## Task prompt
Reproduce the material word for word; the images stay out.

## Data segment
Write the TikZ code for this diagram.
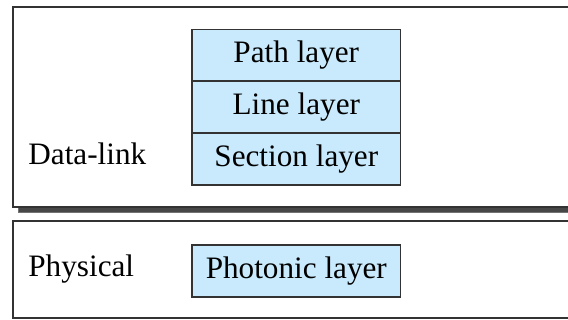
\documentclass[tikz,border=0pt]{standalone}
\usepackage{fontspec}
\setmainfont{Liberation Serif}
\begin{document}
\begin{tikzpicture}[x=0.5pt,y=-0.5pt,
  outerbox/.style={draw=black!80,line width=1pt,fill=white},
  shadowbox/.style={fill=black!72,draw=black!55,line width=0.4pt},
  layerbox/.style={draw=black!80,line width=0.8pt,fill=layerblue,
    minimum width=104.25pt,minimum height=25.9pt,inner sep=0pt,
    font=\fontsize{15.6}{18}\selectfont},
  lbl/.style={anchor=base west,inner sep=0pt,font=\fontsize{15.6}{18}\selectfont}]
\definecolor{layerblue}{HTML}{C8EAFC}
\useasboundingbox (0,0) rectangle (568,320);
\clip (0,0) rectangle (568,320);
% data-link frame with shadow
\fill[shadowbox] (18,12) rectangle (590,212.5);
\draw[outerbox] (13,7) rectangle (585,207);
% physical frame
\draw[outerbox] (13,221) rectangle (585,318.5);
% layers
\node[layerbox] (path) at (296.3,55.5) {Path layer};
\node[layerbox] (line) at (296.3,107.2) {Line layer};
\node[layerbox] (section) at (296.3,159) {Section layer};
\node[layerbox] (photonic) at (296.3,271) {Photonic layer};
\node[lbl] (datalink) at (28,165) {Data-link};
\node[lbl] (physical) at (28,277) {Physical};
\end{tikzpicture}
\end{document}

## Output below
Write the TikZ code for this diagram.
\documentclass[tikz,border=0pt]{standalone}
\usepackage{fontspec}
\setmainfont{Liberation Serif}
\begin{document}
\begin{tikzpicture}[x=0.5pt,y=-0.5pt,
  outerbox/.style={draw=black!80,line width=1pt,fill=white},
  shadowbox/.style={fill=black!72,draw=black!55,line width=0.4pt},
  layerbox/.style={draw=black!80,line width=0.8pt,fill=layerblue,
    minimum width=104.25pt,minimum height=25.9pt,inner sep=0pt,
    font=\fontsize{15.6}{18}\selectfont},
  lbl/.style={anchor=base west,inner sep=0pt,font=\fontsize{15.6}{18}\selectfont}]
\definecolor{layerblue}{HTML}{C8EAFC}
\useasboundingbox (0,0) rectangle (568,320);
\clip (0,0) rectangle (568,320);
% data-link frame with shadow
\fill[shadowbox] (18,12) rectangle (590,212.5);
\draw[outerbox] (13,7) rectangle (585,207);
% physical frame
\draw[outerbox] (13,221) rectangle (585,318.5);
% layers
\node[layerbox] (path) at (296.3,55.5) {Path layer};
\node[layerbox] (line) at (296.3,107.2) {Line layer};
\node[layerbox] (section) at (296.3,159) {Section layer};
\node[layerbox] (photonic) at (296.3,271) {Photonic layer};
\node[lbl] (datalink) at (28,165) {Data-link};
\node[lbl] (physical) at (28,277) {Physical};
\end{tikzpicture}
\end{document}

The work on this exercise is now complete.